> STATED GOAL: Omit all pictures, then retype the data exactly as given.

> COLLECTED DATA:

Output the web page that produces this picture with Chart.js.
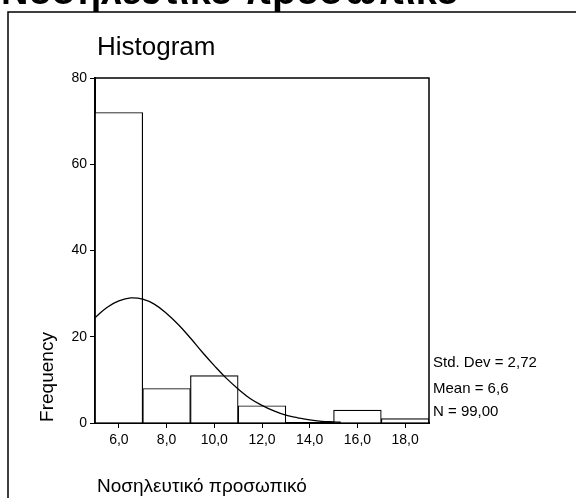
<!DOCTYPE html>
<html>
<head>
<meta charset="utf-8">
<script src="https://cdn.jsdelivr.net/npm/chart.js@4"></script>
<style>
  html, body { margin: 0; padding: 0; background: #fff; }
  #wrap { width: 576px; height: 498px; position: relative; }
</style>
</head>
<body>
<div id="wrap"><canvas id="hist"></canvas></div>
<script>
// histogram bins (centres) and counts
const binCenters = [6, 8, 10, 12, 14, 16, 18];
const frequencies = [72, 8, 11, 4, 0, 3, 1];

// fitted normal curve
const curveX = [5, 5.5, 6, 6.5, 7, 7.5, 8, 8.5, 9, 9.5, 10, 10.5, 11, 11.5, 12, 12.5, 13, 13.5, 14, 14.5, 15, 15.3];
const curveY = [24.4, 26.8, 28.3, 29.0, 28.7, 27.5, 25.4, 22.8, 19.7, 16.4, 13.3, 10.4, 7.9, 5.7, 4.1, 2.8, 1.8, 1.2, 0.7, 0.4, 0.25, 0.17];

const xTicks = [6, 8, 10, 12, 14, 16, 18];
const xTickLabels = ["6,0", "8,0", "10,0", "12,0", "14,0", "16,0", "18,0"];
const yTicks = [0, 20, 40, 60, 80];

const statsLines = ["Std. Dev = 2,72", "Mean = 6,6", "N = 99,00"];

const FONT = "Arial, 'Liberation Sans', sans-serif";

const extras = {
  id: "extras",
  afterDraw(chart) {
    const ctx = chart.ctx;
    const a = chart.chartArea;
    ctx.save();
    // outer frame
    ctx.strokeStyle = "#000";
    ctx.lineWidth = 1.5;
    ctx.strokeRect(8, 12, 700, 700);

    // plot box (top + right)
    ctx.lineWidth = 1.5;
    ctx.beginPath();
    ctx.moveTo(a.left, a.top);
    ctx.lineTo(a.right, a.top);
    ctx.lineTo(a.right, a.bottom);
    ctx.stroke();

    ctx.fillStyle = "#000";
    // cut-off heading
    ctx.font = "bold 38px " + FONT;
    ctx.textBaseline = "alphabetic";
    ctx.textAlign = "left";
    ctx.fillText("Νοσηλευτικό προσωπικό", 1, 4);

    ctx.font = "26px " + FONT;
    ctx.fillText("Histogram", 97, 55);

    // axis titles
    ctx.font = "19px " + FONT;
    ctx.textBaseline = "middle";
    ctx.fillText("Νοσηλευτικό προσωπικό", 97, 487);
    ctx.save();
    ctx.translate(48, 377);
    ctx.rotate(-Math.PI / 2);
    ctx.textAlign = "center";
    ctx.fillText("Frequency", 0, 0);
    ctx.restore();

    // stats
    ctx.font = "15px " + FONT;
    ctx.textAlign = "left";
    const ys = [363, 389, 412];
    statsLines.forEach((t, i) => ctx.fillText(t, 433, ys[i]));
    ctx.restore();
  }
};

new Chart(document.getElementById("hist"), {
  type: "bar",
  data: {
    datasets: [
      {
        type: "line",
        data: curveX.map((x, i) => ({ x: x, y: curveY[i] })),
        borderColor: "#000",
        borderWidth: 1.3,
        pointRadius: 0,
        tension: 0.4,
        fill: false,
        order: 0
      },
      {
        type: "bar",
        data: binCenters.map((x, i) => ({ x: x, y: frequencies[i] })),
        backgroundColor: "#fff",
        borderColor: "#000",
        borderWidth: 1.2,
        barPercentage: 1,
        categoryPercentage: 1,
        order: 1
      }
    ]
  },
  options: {
    responsive: true,
    maintainAspectRatio: false,
    animation: false,
    layout: { padding: { top: 78, right: 147, left: 0, bottom: 0 } },
    plugins: {
      legend: { display: false },
      tooltip: { enabled: false }
    },
    scales: {
      x: {
        type: "linear",
        min: 5,
        max: 19,
        offset: false,
        afterFit(scale) { scale.height = 75; },
        afterBuildTicks(scale) { scale.ticks = xTicks.map(v => ({ value: v })); },
        grid: { offset: false, drawOnChartArea: false, drawTicks: true, tickLength: 5, color: "#000", lineWidth: 1 },
        border: { color: "#000", width: 2 },
        ticks: {
          padding: 4,
          maxRotation: 0,
          autoSkip: false,
          color: "#000",
          font: { family: FONT, size: 14 },
          callback: (v, i) => xTickLabels[i]
        }
      },
      y: {
        min: 0,
        max: 80,
        afterFit(scale) { scale.width = 95; },
        afterBuildTicks(scale) { scale.ticks = yTicks.map(v => ({ value: v })); },
        grid: { drawOnChartArea: false, drawTicks: true, tickLength: 5, color: "#000", lineWidth: 1 },
        border: { color: "#000", width: 2 },
        ticks: {
          padding: 3,
          color: "#000",
          font: { family: FONT, size: 14 },
          callback: v => String(v)
        }
      }
    }
  },
  plugins: [extras]
});
</script>
</body>
</html>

> FULL SOLUTION:
Output the web page that produces this picture with Chart.js.
<!DOCTYPE html>
<html>
<head>
<meta charset="utf-8">
<script src="https://cdn.jsdelivr.net/npm/chart.js@4"></script>
<style>
  html, body { margin: 0; padding: 0; background: #fff; }
  #wrap { width: 576px; height: 498px; position: relative; }
</style>
</head>
<body>
<div id="wrap"><canvas id="hist"></canvas></div>
<script>
// histogram bins (centres) and counts
const binCenters = [6, 8, 10, 12, 14, 16, 18];
const frequencies = [72, 8, 11, 4, 0, 3, 1];

// fitted normal curve
const curveX = [5, 5.5, 6, 6.5, 7, 7.5, 8, 8.5, 9, 9.5, 10, 10.5, 11, 11.5, 12, 12.5, 13, 13.5, 14, 14.5, 15, 15.3];
const curveY = [24.4, 26.8, 28.3, 29.0, 28.7, 27.5, 25.4, 22.8, 19.7, 16.4, 13.3, 10.4, 7.9, 5.7, 4.1, 2.8, 1.8, 1.2, 0.7, 0.4, 0.25, 0.17];

const xTicks = [6, 8, 10, 12, 14, 16, 18];
const xTickLabels = ["6,0", "8,0", "10,0", "12,0", "14,0", "16,0", "18,0"];
const yTicks = [0, 20, 40, 60, 80];

const statsLines = ["Std. Dev = 2,72", "Mean = 6,6", "N = 99,00"];

const FONT = "Arial, 'Liberation Sans', sans-serif";

const extras = {
  id: "extras",
  afterDraw(chart) {
    const ctx = chart.ctx;
    const a = chart.chartArea;
    ctx.save();
    // outer frame
    ctx.strokeStyle = "#000";
    ctx.lineWidth = 1.5;
    ctx.strokeRect(8, 12, 700, 700);

    // plot box (top + right)
    ctx.lineWidth = 1.5;
    ctx.beginPath();
    ctx.moveTo(a.left, a.top);
    ctx.lineTo(a.right, a.top);
    ctx.lineTo(a.right, a.bottom);
    ctx.stroke();

    ctx.fillStyle = "#000";
    // cut-off heading
    ctx.font = "bold 38px " + FONT;
    ctx.textBaseline = "alphabetic";
    ctx.textAlign = "left";
    ctx.fillText("Νοσηλευτικό προσωπικό", 1, 4);

    ctx.font = "26px " + FONT;
    ctx.fillText("Histogram", 97, 55);

    // axis titles
    ctx.font = "19px " + FONT;
    ctx.textBaseline = "middle";
    ctx.fillText("Νοσηλευτικό προσωπικό", 97, 487);
    ctx.save();
    ctx.translate(48, 377);
    ctx.rotate(-Math.PI / 2);
    ctx.textAlign = "center";
    ctx.fillText("Frequency", 0, 0);
    ctx.restore();

    // stats
    ctx.font = "15px " + FONT;
    ctx.textAlign = "left";
    const ys = [363, 389, 412];
    statsLines.forEach((t, i) => ctx.fillText(t, 433, ys[i]));
    ctx.restore();
  }
};

new Chart(document.getElementById("hist"), {
  type: "bar",
  data: {
    datasets: [
      {
        type: "line",
        data: curveX.map((x, i) => ({ x: x, y: curveY[i] })),
        borderColor: "#000",
        borderWidth: 1.3,
        pointRadius: 0,
        tension: 0.4,
        fill: false,
        order: 0
      },
      {
        type: "bar",
        data: binCenters.map((x, i) => ({ x: x, y: frequencies[i] })),
        backgroundColor: "#fff",
        borderColor: "#000",
        borderWidth: 1.2,
        barPercentage: 1,
        categoryPercentage: 1,
        order: 1
      }
    ]
  },
  options: {
    responsive: true,
    maintainAspectRatio: false,
    animation: false,
    layout: { padding: { top: 78, right: 147, left: 0, bottom: 0 } },
    plugins: {
      legend: { display: false },
      tooltip: { enabled: false }
    },
    scales: {
      x: {
        type: "linear",
        min: 5,
        max: 19,
        offset: false,
        afterFit(scale) { scale.height = 75; },
        afterBuildTicks(scale) { scale.ticks = xTicks.map(v => ({ value: v })); },
        grid: { offset: false, drawOnChartArea: false, drawTicks: true, tickLength: 5, color: "#000", lineWidth: 1 },
        border: { color: "#000", width: 2 },
        ticks: {
          padding: 4,
          maxRotation: 0,
          autoSkip: false,
          color: "#000",
          font: { family: FONT, size: 14 },
          callback: (v, i) => xTickLabels[i]
        }
      },
      y: {
        min: 0,
        max: 80,
        afterFit(scale) { scale.width = 95; },
        afterBuildTicks(scale) { scale.ticks = yTicks.map(v => ({ value: v })); },
        grid: { drawOnChartArea: false, drawTicks: true, tickLength: 5, color: "#000", lineWidth: 1 },
        border: { color: "#000", width: 2 },
        ticks: {
          padding: 3,
          color: "#000",
          font: { family: FONT, size: 14 },
          callback: v => String(v)
        }
      }
    }
  },
  plugins: [extras]
});
</script>
</body>
</html>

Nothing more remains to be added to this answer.